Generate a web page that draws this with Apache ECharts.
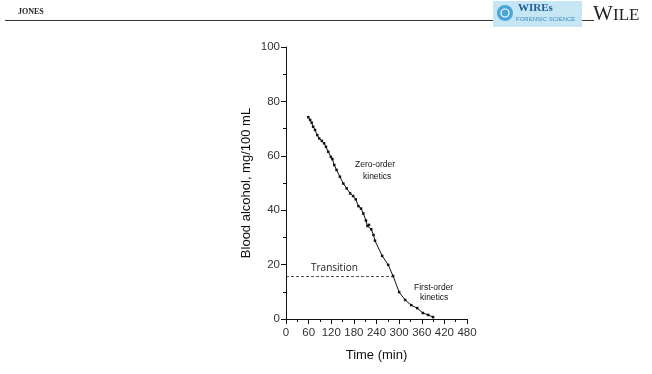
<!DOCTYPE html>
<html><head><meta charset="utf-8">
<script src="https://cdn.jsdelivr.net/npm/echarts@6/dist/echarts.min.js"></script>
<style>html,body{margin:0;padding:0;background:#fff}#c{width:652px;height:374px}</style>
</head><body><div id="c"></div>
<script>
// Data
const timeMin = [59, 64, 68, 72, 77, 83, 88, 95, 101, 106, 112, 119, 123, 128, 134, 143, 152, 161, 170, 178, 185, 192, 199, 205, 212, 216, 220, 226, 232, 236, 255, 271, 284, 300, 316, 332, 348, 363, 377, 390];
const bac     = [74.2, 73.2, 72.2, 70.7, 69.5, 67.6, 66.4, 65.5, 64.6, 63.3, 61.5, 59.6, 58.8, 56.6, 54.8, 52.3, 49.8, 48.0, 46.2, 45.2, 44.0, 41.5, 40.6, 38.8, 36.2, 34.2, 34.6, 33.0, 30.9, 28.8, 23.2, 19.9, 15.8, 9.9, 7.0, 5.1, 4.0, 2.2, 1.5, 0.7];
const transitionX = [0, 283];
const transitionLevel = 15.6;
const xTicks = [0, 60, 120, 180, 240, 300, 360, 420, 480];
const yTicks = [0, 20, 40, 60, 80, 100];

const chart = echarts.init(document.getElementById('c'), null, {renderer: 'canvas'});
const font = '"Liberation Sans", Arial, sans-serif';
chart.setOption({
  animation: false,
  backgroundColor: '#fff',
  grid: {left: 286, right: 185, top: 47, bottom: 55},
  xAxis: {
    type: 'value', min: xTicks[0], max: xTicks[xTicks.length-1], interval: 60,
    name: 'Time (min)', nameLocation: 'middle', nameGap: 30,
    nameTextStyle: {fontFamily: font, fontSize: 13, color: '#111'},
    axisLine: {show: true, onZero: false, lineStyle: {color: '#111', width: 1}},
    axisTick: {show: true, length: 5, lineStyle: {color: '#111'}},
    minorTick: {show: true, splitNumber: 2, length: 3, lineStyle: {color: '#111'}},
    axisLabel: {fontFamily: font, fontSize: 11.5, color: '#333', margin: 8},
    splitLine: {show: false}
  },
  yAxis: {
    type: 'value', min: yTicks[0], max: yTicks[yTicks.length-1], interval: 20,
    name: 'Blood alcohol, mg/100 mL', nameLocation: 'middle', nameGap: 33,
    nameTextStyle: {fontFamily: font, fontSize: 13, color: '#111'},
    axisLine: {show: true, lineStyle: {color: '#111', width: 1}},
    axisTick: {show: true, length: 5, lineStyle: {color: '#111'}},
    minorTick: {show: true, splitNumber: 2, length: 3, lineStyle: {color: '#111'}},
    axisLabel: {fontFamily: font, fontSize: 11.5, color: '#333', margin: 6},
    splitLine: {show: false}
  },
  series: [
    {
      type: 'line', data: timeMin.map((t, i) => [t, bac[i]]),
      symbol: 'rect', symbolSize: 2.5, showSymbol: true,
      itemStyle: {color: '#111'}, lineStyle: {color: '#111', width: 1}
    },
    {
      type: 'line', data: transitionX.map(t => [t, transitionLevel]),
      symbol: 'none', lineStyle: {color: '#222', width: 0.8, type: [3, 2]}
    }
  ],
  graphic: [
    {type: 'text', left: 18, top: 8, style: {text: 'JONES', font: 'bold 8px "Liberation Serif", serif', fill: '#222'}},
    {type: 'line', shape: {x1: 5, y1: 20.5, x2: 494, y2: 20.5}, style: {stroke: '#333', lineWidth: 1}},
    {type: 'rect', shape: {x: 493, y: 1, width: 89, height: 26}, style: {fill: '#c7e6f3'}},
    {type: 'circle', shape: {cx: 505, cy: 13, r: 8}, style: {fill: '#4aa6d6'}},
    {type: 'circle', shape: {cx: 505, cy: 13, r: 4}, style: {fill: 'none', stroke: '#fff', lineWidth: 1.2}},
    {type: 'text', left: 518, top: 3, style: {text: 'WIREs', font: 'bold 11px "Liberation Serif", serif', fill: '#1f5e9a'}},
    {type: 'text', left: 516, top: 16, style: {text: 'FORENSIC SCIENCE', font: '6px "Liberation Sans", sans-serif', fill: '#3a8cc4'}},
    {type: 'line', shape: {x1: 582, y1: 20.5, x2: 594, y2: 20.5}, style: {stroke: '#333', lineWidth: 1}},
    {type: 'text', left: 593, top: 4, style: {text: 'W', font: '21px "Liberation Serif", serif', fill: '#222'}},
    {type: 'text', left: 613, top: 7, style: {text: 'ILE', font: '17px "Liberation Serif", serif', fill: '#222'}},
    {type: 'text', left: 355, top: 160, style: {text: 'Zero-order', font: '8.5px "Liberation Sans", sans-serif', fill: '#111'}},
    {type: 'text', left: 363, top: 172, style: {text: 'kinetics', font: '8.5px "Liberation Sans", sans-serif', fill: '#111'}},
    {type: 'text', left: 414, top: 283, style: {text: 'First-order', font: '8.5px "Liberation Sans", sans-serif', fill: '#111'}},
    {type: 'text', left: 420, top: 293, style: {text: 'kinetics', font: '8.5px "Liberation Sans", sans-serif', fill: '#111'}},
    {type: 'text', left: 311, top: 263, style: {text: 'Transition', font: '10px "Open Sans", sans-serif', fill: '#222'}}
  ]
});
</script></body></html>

__WRITTEN EXERCISE__. Repeat the listing in full and exactly. Leave any pictures out.

__EXERCISE RESULT__.
Generate a web page that draws this with Apache ECharts.
<!DOCTYPE html>
<html><head><meta charset="utf-8">
<script src="https://cdn.jsdelivr.net/npm/echarts@6/dist/echarts.min.js"></script>
<style>html,body{margin:0;padding:0;background:#fff}#c{width:652px;height:374px}</style>
</head><body><div id="c"></div>
<script>
// Data
const timeMin = [59, 64, 68, 72, 77, 83, 88, 95, 101, 106, 112, 119, 123, 128, 134, 143, 152, 161, 170, 178, 185, 192, 199, 205, 212, 216, 220, 226, 232, 236, 255, 271, 284, 300, 316, 332, 348, 363, 377, 390];
const bac     = [74.2, 73.2, 72.2, 70.7, 69.5, 67.6, 66.4, 65.5, 64.6, 63.3, 61.5, 59.6, 58.8, 56.6, 54.8, 52.3, 49.8, 48.0, 46.2, 45.2, 44.0, 41.5, 40.6, 38.8, 36.2, 34.2, 34.6, 33.0, 30.9, 28.8, 23.2, 19.9, 15.8, 9.9, 7.0, 5.1, 4.0, 2.2, 1.5, 0.7];
const transitionX = [0, 283];
const transitionLevel = 15.6;
const xTicks = [0, 60, 120, 180, 240, 300, 360, 420, 480];
const yTicks = [0, 20, 40, 60, 80, 100];

const chart = echarts.init(document.getElementById('c'), null, {renderer: 'canvas'});
const font = '"Liberation Sans", Arial, sans-serif';
chart.setOption({
  animation: false,
  backgroundColor: '#fff',
  grid: {left: 286, right: 185, top: 47, bottom: 55},
  xAxis: {
    type: 'value', min: xTicks[0], max: xTicks[xTicks.length-1], interval: 60,
    name: 'Time (min)', nameLocation: 'middle', nameGap: 30,
    nameTextStyle: {fontFamily: font, fontSize: 13, color: '#111'},
    axisLine: {show: true, onZero: false, lineStyle: {color: '#111', width: 1}},
    axisTick: {show: true, length: 5, lineStyle: {color: '#111'}},
    minorTick: {show: true, splitNumber: 2, length: 3, lineStyle: {color: '#111'}},
    axisLabel: {fontFamily: font, fontSize: 11.5, color: '#333', margin: 8},
    splitLine: {show: false}
  },
  yAxis: {
    type: 'value', min: yTicks[0], max: yTicks[yTicks.length-1], interval: 20,
    name: 'Blood alcohol, mg/100 mL', nameLocation: 'middle', nameGap: 33,
    nameTextStyle: {fontFamily: font, fontSize: 13, color: '#111'},
    axisLine: {show: true, lineStyle: {color: '#111', width: 1}},
    axisTick: {show: true, length: 5, lineStyle: {color: '#111'}},
    minorTick: {show: true, splitNumber: 2, length: 3, lineStyle: {color: '#111'}},
    axisLabel: {fontFamily: font, fontSize: 11.5, color: '#333', margin: 6},
    splitLine: {show: false}
  },
  series: [
    {
      type: 'line', data: timeMin.map((t, i) => [t, bac[i]]),
      symbol: 'rect', symbolSize: 2.5, showSymbol: true,
      itemStyle: {color: '#111'}, lineStyle: {color: '#111', width: 1}
    },
    {
      type: 'line', data: transitionX.map(t => [t, transitionLevel]),
      symbol: 'none', lineStyle: {color: '#222', width: 0.8, type: [3, 2]}
    }
  ],
  graphic: [
    {type: 'text', left: 18, top: 8, style: {text: 'JONES', font: 'bold 8px "Liberation Serif", serif', fill: '#222'}},
    {type: 'line', shape: {x1: 5, y1: 20.5, x2: 494, y2: 20.5}, style: {stroke: '#333', lineWidth: 1}},
    {type: 'rect', shape: {x: 493, y: 1, width: 89, height: 26}, style: {fill: '#c7e6f3'}},
    {type: 'circle', shape: {cx: 505, cy: 13, r: 8}, style: {fill: '#4aa6d6'}},
    {type: 'circle', shape: {cx: 505, cy: 13, r: 4}, style: {fill: 'none', stroke: '#fff', lineWidth: 1.2}},
    {type: 'text', left: 518, top: 3, style: {text: 'WIREs', font: 'bold 11px "Liberation Serif", serif', fill: '#1f5e9a'}},
    {type: 'text', left: 516, top: 16, style: {text: 'FORENSIC SCIENCE', font: '6px "Liberation Sans", sans-serif', fill: '#3a8cc4'}},
    {type: 'line', shape: {x1: 582, y1: 20.5, x2: 594, y2: 20.5}, style: {stroke: '#333', lineWidth: 1}},
    {type: 'text', left: 593, top: 4, style: {text: 'W', font: '21px "Liberation Serif", serif', fill: '#222'}},
    {type: 'text', left: 613, top: 7, style: {text: 'ILE', font: '17px "Liberation Serif", serif', fill: '#222'}},
    {type: 'text', left: 355, top: 160, style: {text: 'Zero-order', font: '8.5px "Liberation Sans", sans-serif', fill: '#111'}},
    {type: 'text', left: 363, top: 172, style: {text: 'kinetics', font: '8.5px "Liberation Sans", sans-serif', fill: '#111'}},
    {type: 'text', left: 414, top: 283, style: {text: 'First-order', font: '8.5px "Liberation Sans", sans-serif', fill: '#111'}},
    {type: 'text', left: 420, top: 293, style: {text: 'kinetics', font: '8.5px "Liberation Sans", sans-serif', fill: '#111'}},
    {type: 'text', left: 311, top: 263, style: {text: 'Transition', font: '10px "Open Sans", sans-serif', fill: '#222'}}
  ]
});
</script></body></html>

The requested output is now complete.